Jacques Pironon’s research highlights the transformative potential of Natural Hydrogen as a sustainable energy source, drawing a compelling parallel to the challenges faced by engineers over a century ago in Paris. Just as Metro engineers had to devise solutions to navigate the waterlogged earth while sinking tunnels beneath the city, Pironon’s methodologies employ similar techniques to extract Hydrogen from deep geological formations by placing electrolyser underground. This comparison highlights how lessons learned from past engineering innovations are informing today’s search for Natural Hydrogen, illustrating a modern spirit of underground innovation aimed at unlocking the potential of this subterranean resource.
Looking ahead, the role of Natural Hydrogen in the broader hydrogen economy is set to grow, though challenges remain. Over the next five to ten years, as extraction technologies improve and the necessary infrastructure is put in place, Natural Hydrogen could emerge as a competitive alternative to traditional methods of production. With its scalability and environmental advantages, it holds significant potential for decarbonising industries, transport, and energy generation.
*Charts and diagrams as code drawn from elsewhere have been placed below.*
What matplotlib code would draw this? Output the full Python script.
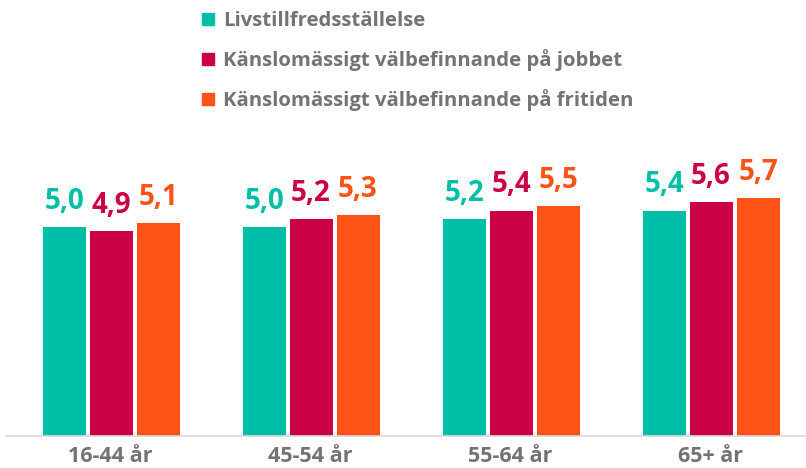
import matplotlib
matplotlib.use("Agg")
import matplotlib.pyplot as plt
from matplotlib.lines import Line2D
import numpy as np

categories = ["16-44 år", "45-54 år", "55-64 år", "65+ år"]
series_names = ["Livstillfredsställelse",
                "Känslomässigt välbefinnande på jobbet",
                "Känslomässigt välbefinnande på fritiden"]
livstillfredsstallelse = [5.0, 5.0, 5.2, 5.4]
jobbet = [4.9, 5.2, 5.4, 5.6]
fritiden = [5.1, 5.3, 5.5, 5.7]
colors = ["#00BFA8", "#CC0044", "#FF5216"]
text_gray = "#727277"

plt.rcParams['font.family'] = ['Open Sans', 'DejaVu Sans']

fig = plt.figure(figsize=(8.06, 4.68), dpi=100)
ax = fig.add_axes([6/806, 32/468, 800/806, (436-125)/468])

x = np.arange(len(categories))
w = 0.215
off = 0.235
all_series = [livstillfredsstallelse, jobbet, fritiden]
for i, (vals, c) in enumerate(zip(all_series, colors)):
    bars = ax.bar(x + (i - 1) * off + 0.005, vals, width=w, color=c, zorder=2)
    ax.bar_label(bars, labels=[f"{v:.1f}".replace('.', ',') for v in vals],
                 padding=8, color=c, fontsize=20, fontweight='bold')

ax.set_xlim(-0.52, 3.48)
ax.set_ylim(0, 7.45)
ax.set_xticks(x)
ax.set_xticklabels(categories, fontsize=15.5, fontweight='bold', color=text_gray)
ax.tick_params(axis='x', length=0, pad=7)
ax.set_yticks([])
for s in ['top', 'left', 'right']:
    ax.spines[s].set_visible(False)
ax.spines['bottom'].set_color('#d9d9d9')
ax.spines['bottom'].set_linewidth(1.2)

handles = [Line2D([], [], marker='s', linestyle='none', color=c, markersize=9) for c in colors]
leg = fig.legend(handles, series_names, loc='upper left',
                 bbox_to_anchor=(200/806, 1 - 11/468), frameon=False,
                 fontsize=14.6, labelspacing=0.88, handlelength=0.8,
                 handletextpad=0.35, borderpad=0, borderaxespad=0)
for t in leg.get_texts():
    t.set_color(text_gray)
    t.set_fontweight('bold')

fig.savefig("out.png", dpi=100)
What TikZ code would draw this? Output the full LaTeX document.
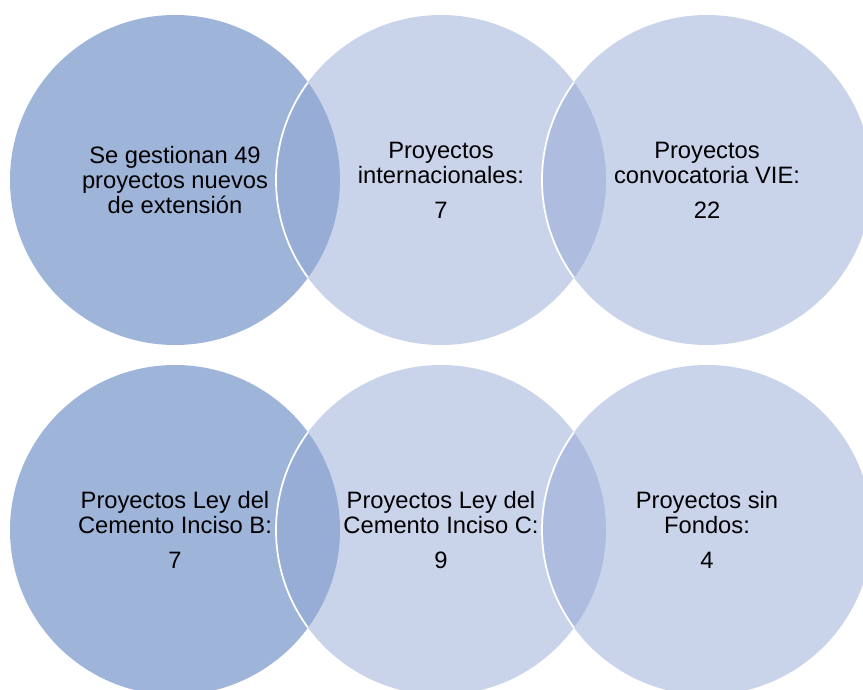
\documentclass[tikz,border=0pt]{standalone}
\usepackage{fontspec}
\setmainfont{Liberation Sans}
\usepackage{tikz}
\usetikzlibrary{positioning, calc}

\definecolor{venndark}{RGB}{159,180,217}
\definecolor{vennlight}{RGB}{147,167,213}

\begin{document}
\begin{tikzpicture}[
    venn/.style={circle, minimum size=6.6cm, inner sep=0pt, align=center, text=black, font=\fontsize{13.5}{14.3}\selectfont},
    firstset/.style={venn, fill=venndark},
    nextset/.style={venn, fill=vennlight, fill opacity=0.5, text opacity=1},
    seam/.style={draw=white, line width=1pt}
]
    % Frame
    \clip (0,0) rectangle (17.26,-13.8);
    \useasboundingbox (0,0) rectangle (17.26,-13.8);

    % Top row
    \node[firstset] (total) at (3.5,-3.6) {Se gestionan 49\\proyectos nuevos\\de extensión};
    \node[nextset] (inter) at (8.82,-3.6) {Proyectos\\internacionales:\\[0.2cm]7};
    \node[nextset] (vie) at (14.14,-3.6) {Proyectos\\convocatoria VIE:\\[0.2cm]22};

    % Bottom row
    \node[firstset] (leyb) at (3.5,-10.6) {Proyectos Ley del\\Cemento Inciso B:\\[0.2cm]7};
    \node[nextset] (leyc) at (8.82,-10.6) {Proyectos Ley del\\Cemento Inciso C:\\[0.2cm]9};
    \node[nextset] (sinf) at (14.14,-10.6) {Proyectos sin\\Fondos:\\[0.2cm]4};

    % Seams
    \foreach \a/\b in {total/inter, inter/vie, leyb/leyc, leyc/sinf} {
        \begin{scope}
            \clip (\a.center) circle[radius=3.3cm];
            \draw[seam] (\b.center) circle[radius=3.3cm];
        \end{scope}
    }
\end{tikzpicture}
\end{document}
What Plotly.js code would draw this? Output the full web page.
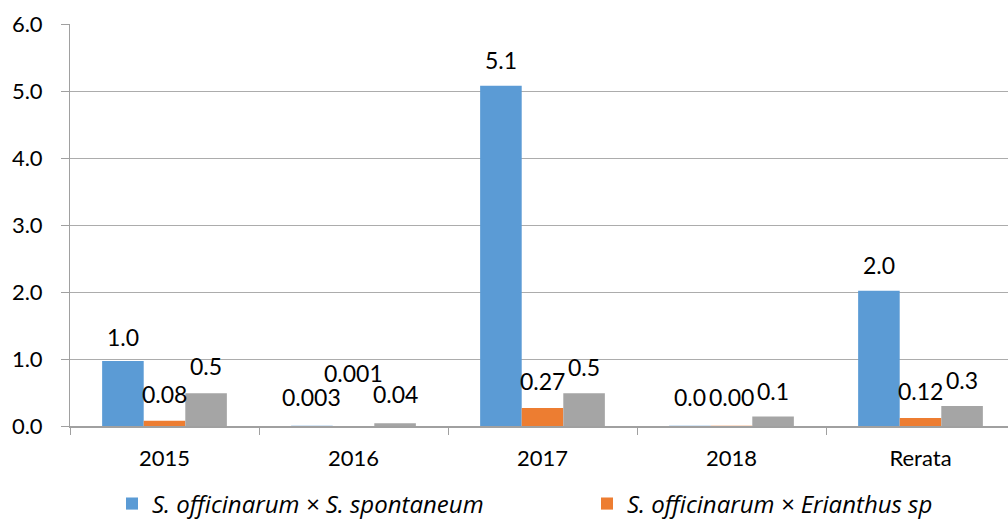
<!DOCTYPE html>
<html>
<head>
<meta charset="utf-8">
<script src="https://cdn.plot.ly/plotly-3.0.1.min.js"></script>
<style>
html,body{margin:0;padding:0;overflow:hidden;background:#fff;}
#chart{width:1015px;height:522px;}
</style>
</head>
<body>
<div id="chart"></div>
<script>
// ---- data ----
var categories = ["2015", "2016", "2017", "2018", "Rerata"];
var seriesNames = ["S. officinarum × S. spontaneum", "S. officinarum × Erianthus sp", "Seri 3"];
var spontaneumValues = [0.97, 0.003, 5.08, 0.004, 2.02];
var erianthusValues = [0.08, 0.001, 0.27, 0.002, 0.12];
var thirdValues = [0.49, 0.04, 0.49, 0.14, 0.30];
var spontaneumLabels = ["1.0", "0.003", "5.1", "0.0", "2.0"];
var erianthusLabels = ["0.08", "0.001", "0.27", "0.00", "0.12"];
var thirdLabels = ["0.5", "0.04", "0.5", "0.1", "0.3"];
var yTickVals = [0, 1, 2, 3, 4, 5, 6];
var yTickText = ["0.0", "1.0", "2.0", "3.0", "4.0", "5.0", "6.0"];

// ---- styles ----
var colors = ["#5b9bd5", "#ed7d31", "#a5a5a5"];
var BARGAP = 0.34;
// vertical lift (px) of each label centre above its bar top
var labelLift = [
  [24, 29, 26, 29, 26],
  [27, 53, 27, 29, 27],
  [27, 29, 26, 26, 26]
];
var legendWidths = [430, 330, 0];
var FONT = "Lato, 'Liberation Sans', sans-serif";
var LEGEND_FONT = "'Open Sans', Lato, sans-serif";

var values = [spontaneumValues, erianthusValues, thirdValues];
var labels = [spontaneumLabels, erianthusLabels, thirdLabels];

var traces = values.map(function (v, i) {
  var t = {
    type: "bar",
    x: categories,
    y: v,
    name: seriesNames[i],
    marker: {color: colors[i], line: {width: 0}},
    showlegend: i < 2,
    hoverinfo: "x+y"
  };
  if (legendWidths[i]) t.legendwidth = legendWidths[i];
  return t;
});

var nSeries = values.length;
var barFrac = (1 - BARGAP) / nSeries;
var annotations = [];
values.forEach(function (v, i) {
  v.forEach(function (val, j) {
    annotations.push({
      xref: "x", yref: "y",
      x: j + (i - (nSeries - 1) / 2) * barFrac,
      y: val,
      text: labels[i][j],
      showarrow: false,
      xanchor: "center",
      yanchor: "middle",
      yshift: labelLift[i][j],
      font: {family: FONT, size: 23, color: "#000"}
    });
  });
});

var layout = {
  width: 1015,
  height: 522,
  margin: {l: 70, r: 0, t: 24, b: 96, autoexpand: false},
  paper_bgcolor: "#fff",
  plot_bgcolor: "#fff",
  barmode: "group",
  bargap: BARGAP,
  bargroupgap: 0,
  font: {family: FONT, size: 22, color: "#000"},
  xaxis: {
    type: "category",
    showline: true,
    linecolor: "#a0a0a0",
    linewidth: 1.5,
    ticks: "outside",
    tickson: "boundaries",
    ticklen: 7,
    tickcolor: "#a0a0a0",
    tickwidth: 1,
    showgrid: false,
    zeroline: false,
    automargin: false,
    tickfont: {family: FONT, size: 22, color: "#000"},
    ticklabelstandoff: 12
  },
  yaxis: {
    range: [0, 6],
    tickvals: yTickVals,
    ticktext: yTickText,
    showline: true,
    linecolor: "#a0a0a0",
    linewidth: 1,
    ticks: "outside",
    ticklen: 8,
    tickcolor: "#a0a0a0",
    showgrid: true,
    gridcolor: "#acacac",
    gridwidth: 1,
    zeroline: false,
    automargin: false,
    tickfont: {family: FONT, size: 22, color: "#000"},
    ticklabelstandoff: 14
  },
  legend: {
    orientation: "h",
    x: (112 - 70) / 945,
    xanchor: "left",
    y: (426 - 504) / 402,
    yanchor: "middle",
    itemwidth: 30,
    font: {family: LEGEND_FONT, size: 24, color: "#000", style: "italic"},
    bgcolor: "rgba(0,0,0,0)",
    traceorder: "normal"
  },
  annotations: annotations
};

Plotly.newPlot("chart", traces, layout, {displayModeBar: false, staticPlot: true});
</script>
</body>
</html>
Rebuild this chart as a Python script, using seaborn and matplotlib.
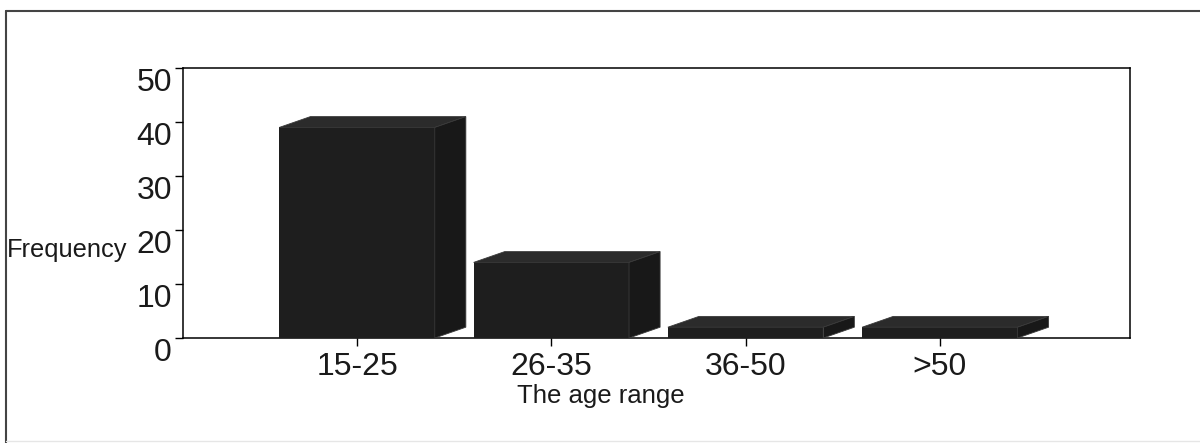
import matplotlib
matplotlib.use("Agg")
import matplotlib.pyplot as plt
import seaborn as sns
from matplotlib.patches import Polygon
from matplotlib.lines import Line2D

# --- data ---
age_ranges = ['15-25', '26-35', '36-50', '>50']
frequency = [39, 14, 2, 2]
y_ticks = [0, 10, 20, 30, 40, 50]

# --- style ---
sns.set_style("ticks")
plt.rcParams['font.family'] = ['Liberation Sans', 'DejaVu Sans']

FRONT = '#1e1e1e'
TOP = '#2b2b2b'
SIDE = '#181818'
DEPTH_X = 0.16   # data units along x
DEPTH_Y = 2.0    # data units along y

fig = plt.figure(figsize=(12, 4.43), dpi=100)
ax = fig.add_axes([0.1525, 0.237, 0.789, 0.6095])

sns.barplot(x=age_ranges, y=frequency, color=FRONT, saturation=1,
            width=0.8, edgecolor='none', ax=ax, zorder=3)

# fake 3D: top and side faces built from each bar patch
for p in list(ax.patches):
    x0, w, h = p.get_x(), p.get_width(), p.get_height()
    top = Polygon([(x0, h), (x0 + DEPTH_X, h + DEPTH_Y),
                   (x0 + w + DEPTH_X, h + DEPTH_Y), (x0 + w, h)],
                  closed=True, fc=TOP, ec='#3a3a3a', lw=0.6, zorder=3)
    side = Polygon([(x0 + w, 0), (x0 + w + DEPTH_X, DEPTH_Y),
                    (x0 + w + DEPTH_X, h + DEPTH_Y), (x0 + w, h)],
                   closed=True, fc=SIDE, ec='#3a3a3a', lw=0.6, zorder=3)
    ax.add_patch(top)
    ax.add_patch(side)

ax.set_xlim(-0.896, 3.978)
ax.set_ylim(0, 50)
ax.set_yticks(y_ticks)
ax.set_yticklabels([str(v) for v in y_ticks])
for lab in ax.get_yticklabels():
    lab.set_va('top')

ax.tick_params(axis='y', direction='out', length=6, width=1, pad=2,
               labelsize=23, colors='black', labelcolor='#1a1a1a')
ax.tick_params(axis='x', direction='out', length=6, width=1, pad=4,
               labelsize=23, colors='black', labelcolor='#1a1a1a')

for s in ax.spines.values():
    s.set_visible(True)
    s.set_color('black')
    s.set_linewidth(1.1)

ax.set_xlabel('The age range', fontsize=18.5, color='#1a1a1a')
ax.xaxis.set_label_coords(0.441, -0.17)
ax.set_ylabel('Frequency', fontsize=18.3, rotation=0, ha='left', va='center',
              color='#1a1a1a')
ax.yaxis.set_label_coords(-0.186, 0.326)

# outer frame (left and top edges of the scanned box)
fig.add_artist(Line2D([6 / 1200, 6 / 1200], [0.0, 1 - 11 / 443],
                      transform=fig.transFigure, color='#444444', lw=1.5))
fig.add_artist(Line2D([6 / 1200, 1.0], [1 - 11 / 443, 1 - 11 / 443],
                      transform=fig.transFigure, color='#444444', lw=1.5))
fig.add_artist(Line2D([6 / 1200, 1.0], [2 / 443, 2 / 443],
                      transform=fig.transFigure, color='#e6e6e6', lw=1.0))

fig.savefig('out.png', dpi=100, facecolor='white')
Pironon’s research suggests that Natural Hydrogen’s ability to be produced locally, in proximity to consumers, will be key, especially in regions like Europe, where conventional gas reserves are depleting. As these innovations are scaled up, Natural Hydrogen could become a cornerstone of the global clean energy transition, helping to meet the growing demand for Hydrogen while reducing the environmental impact of energy production. The next decade could see a shift from niche exploration to large-scale production, unlocking a new era of sustainable energy solutions.